Saturday, August 1, 2015

August WeWriWa is hot with Donna from The Cop/the Loving Her seriers

It's WeWriWa time!


Click www.wewriwa.com for more information and to see other 8 Sentence Sunday posts.

This post is part of an ongoing blog hop hosted by Weekend Writing Warriors. Every Sunday, participating authors post eight sentences from a published work or even a WIP (work in progress). Then we hop to our fellow warriors’ blogs and check out all the fabulous fiction that’s happening! It's a great way to meet readers, writers, and your next favorite book!  :)

Things are heating up in August! So for this month, we're looking at the scorching hot Donna from the Loving Her series.



Donna White is one tough cop. Behind the badge, though, is a very sweet, sad, sensitive soul. Truly a woman alone, Donna is simply trying to navigate her way through life. Who is Donna? She is dedicated, determined, distinctive and deep.
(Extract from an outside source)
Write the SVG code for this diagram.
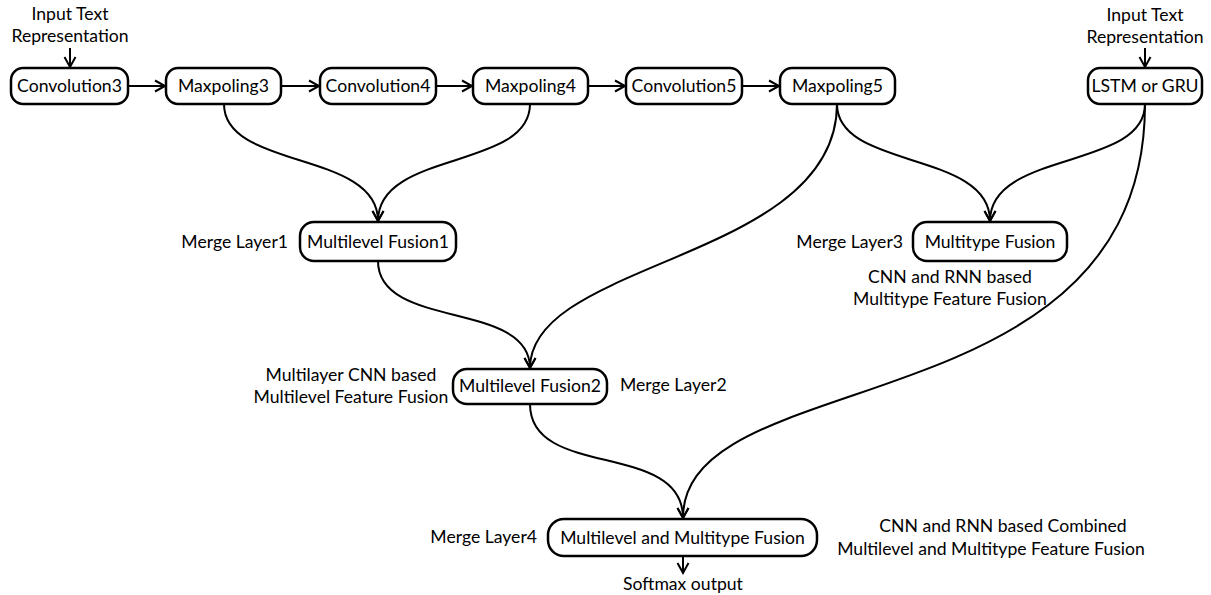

Donna’s rich and touching story is second in the Loving Her series. 

Background on the snippet: This is where the story begins. Donna didn't sleep much at all the night before because today was an especially painful (emotionally) day. Her thoughts are interrupted when the phone rings. This snippet has been edited to fit 8 sentences.



     The phone rang, Donna rolled over. Her alarm clock said it was just a little after nine in the morning; she decided it was a decent time for someone to call, so she answered. “Hullo?”
     “Heya kid. How you holding up?” It was John. John and his wife Beth were good friends of Donna's, and her parents'. John and Beth had watched Donna grow up, and soon they would see her graduate from the police academy...they would, but her parents wouldn't.


Hope you liked it!
Happy reading!

2 comments:

Chelle Cordero said...

That is so poignant that the other couple will witness the graduation but her parents won't; this really builds curiosity about Donna.
One grammatical comment: remove the possessive apostrophe-S in this line "were good friends of Donna's, and her parents'." It would read better "were good friends of Donna and her parents."
Good snippet.

Veronica Scott said...

Interesting set up with the comment about her parents...great snippet!